Take small cap stocks, for example. A dozen years ago, we used exchange-traded-funds (ETFs) as the core component of our small cap allocation and individual stocks as satellites around the core (a strategy also called ‘hub and spoke’ periodically).
We were also early adopters of ETFs due to their low expense ratios and tax efficiency. Today, we still use ETFs in our small cap allocation, but we’ve dropped the individual stocks because we just couldn’t get diversified enough with such a small allocation.
To complement our ETF core, we now use mutual funds that have specific exposures to factors like value and momentum.
We’ve also learned that not all indexes are created equal. For example, after reading a book by the Yale Chief Investment Officer, David Swenson, we discovered that the Russell 2000 is an inferior small cap index compared to both the academic data and other commercial indexes.
Part of the reason you invest in small cap stocks is to diversify, but it’s also in hopes of earning higher returns. The academics that discovered that small cap stocks tend to outperform large cap stocks referred to this phenomenon as the ‘size premium.’
To capitalize on the academic work, Russell Investments created a large and small cap index in 1984 that institutional investors could use to benchmark investment managers. The index dates back to 1979, and the large cap index has actually outperformed the small cap index by 0.24 percent per year contrary to the academic findings.
Does that mean the academics were wrong? Nope. As I mentioned, David Swenson wrote about the problem and it was well known among institutional investors.
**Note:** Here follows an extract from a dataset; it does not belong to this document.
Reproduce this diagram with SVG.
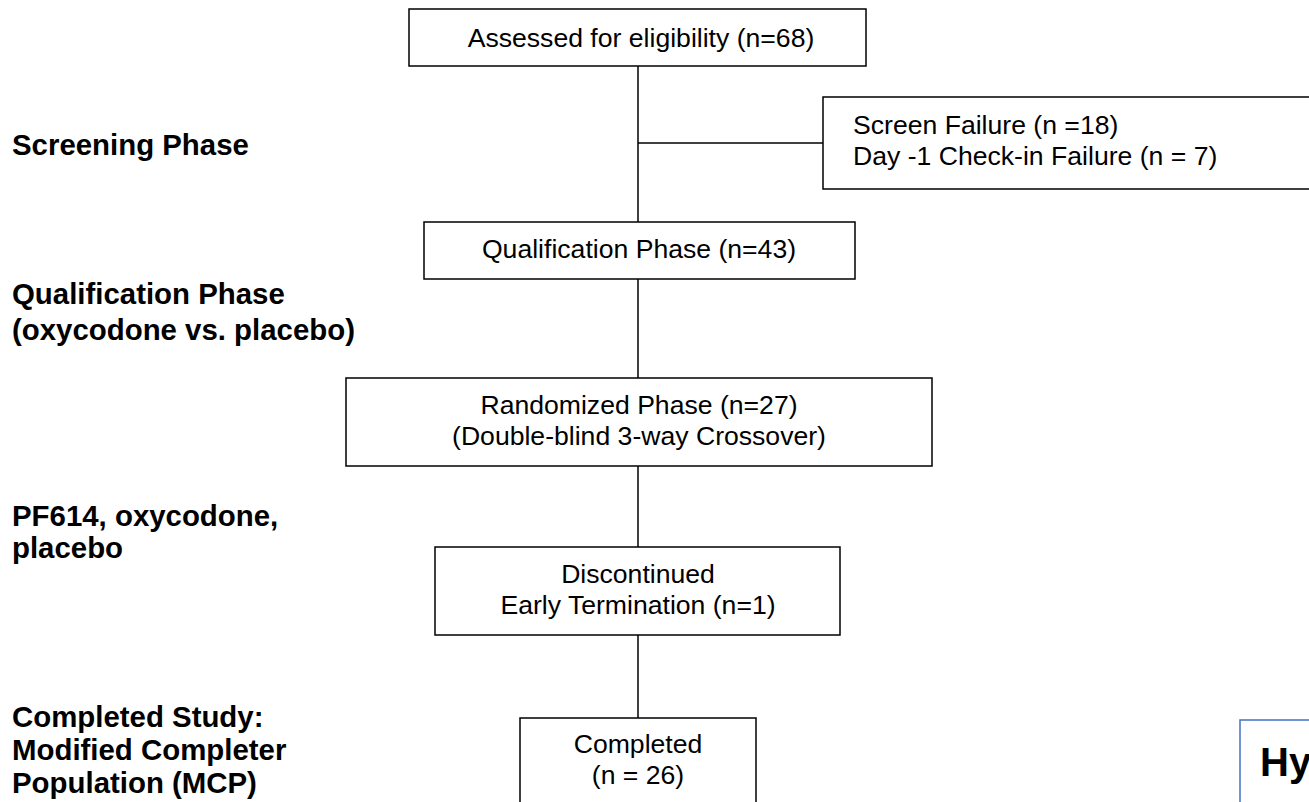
<svg xmlns="http://www.w3.org/2000/svg" width="1309" height="802" viewBox="0 0 1309 802">
<style>
.box{fill:#fff;stroke:#000;stroke-width:1.5}
.t{font-family:"Liberation Sans",Arial,sans-serif;font-size:26.6px;fill:#000}
.c{text-anchor:middle}
.lb{font-family:"Liberation Sans",Arial,sans-serif;font-size:29.4px;font-weight:bold;fill:#000}
.ln{stroke:#000;stroke-width:1.5;fill:none}
</style>
<rect width="1309" height="802" fill="#fff"/>
<g id="connectors">
<line class="ln" x1="638" y1="66" x2="638" y2="222"/>
<line class="ln" x1="638" y1="143" x2="823" y2="143"/>
<line class="ln" x1="638" y1="279" x2="638" y2="378"/>
<line class="ln" x1="638" y1="466" x2="638" y2="547"/>
<line class="ln" x1="638" y1="635" x2="638" y2="718"/>
</g>
<g id="assessed">
<rect class="box" x="409" y="9" width="457" height="57"/>
<text class="t c" x="641" y="47">Assessed for eligibility (n=68)</text>
</g>
<g id="screenfail">
<rect class="box" x="823" y="97" width="500" height="92"/>
<text class="t" x="853" y="134">Screen Failure (n =18)</text>
<text class="t" x="853" y="165">Day -1 Check-in Failure (n = 7)</text>
</g>
<g id="qualification">
<rect class="box" x="424" y="222" width="431" height="57"/>
<text class="t c" x="639" y="258">Qualification Phase (n=43)</text>
</g>
<g id="randomized">
<rect class="box" x="346" y="378" width="586" height="88"/>
<text class="t c" x="639" y="414">Randomized Phase (n=27)</text>
<text class="t c" x="639" y="445">(Double-blind 3-way Crossover)</text>
</g>
<g id="discontinued">
<rect class="box" x="435" y="547" width="405" height="88"/>
<text class="t c" x="638" y="583">Discontinued</text>
<text class="t c" x="638" y="614">Early Termination (n=1)</text>
</g>
<g id="completed">
<rect class="box" x="520" y="718" width="236" height="100"/>
<text class="t c" x="638" y="753">Completed</text>
<text class="t c" x="638" y="784">(n = 26)</text>
</g>
<g id="labels">
<text class="lb" x="12" y="155">Screening Phase</text>
<text class="lb" x="12" y="304">Qualification Phase</text>
<text class="lb" x="12" y="340">(oxycodone vs. placebo)</text>
<text class="lb" x="12" y="526">PF614, oxycodone,</text>
<text class="lb" x="12" y="558">placebo</text>
<text class="lb" x="12" y="727">Completed Study:</text>
<text class="lb" x="12" y="760">Modified Completer</text>
<text class="lb" x="12" y="793">Population (MCP)</text>
</g>
<g id="hypothesis">
<rect x="1240" y="720" width="100" height="100" fill="#fff" stroke="#4472C4" stroke-width="1.5"/>
<text class="lb" x="1260" y="776" style="font-size:40px">Hy</text>
</g>
</svg>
Other index providers like MSCI and S&P created competing small cap indexes, although they don’t go back as far.
As you can see in the chart, over the last 20 years (a period that captures all of the commercial indexes), two of the commercial indexes and the academic index (labeled CRSP 6-8) have all earned around 12 percent per year.
The Russell 2000 has earned about two percent less per year, consistent with the returns for large cap stocks, as represented by the S&P 500 in gray.
Over 20 years, the compounding effect of this difference is huge.
You might think that ‘everyone’ knows this by now, but that’s not the case. The iShares product that tracks the Russell 2000 has $23.4 billion in assets under management (AUM), while the iShares product that tracks the S&P 600 only has $13.3 billion.
Indeed, we’ve learned a lot since we started Acropolis. Of course, I think we did a great job before, but today, I think we’re even better.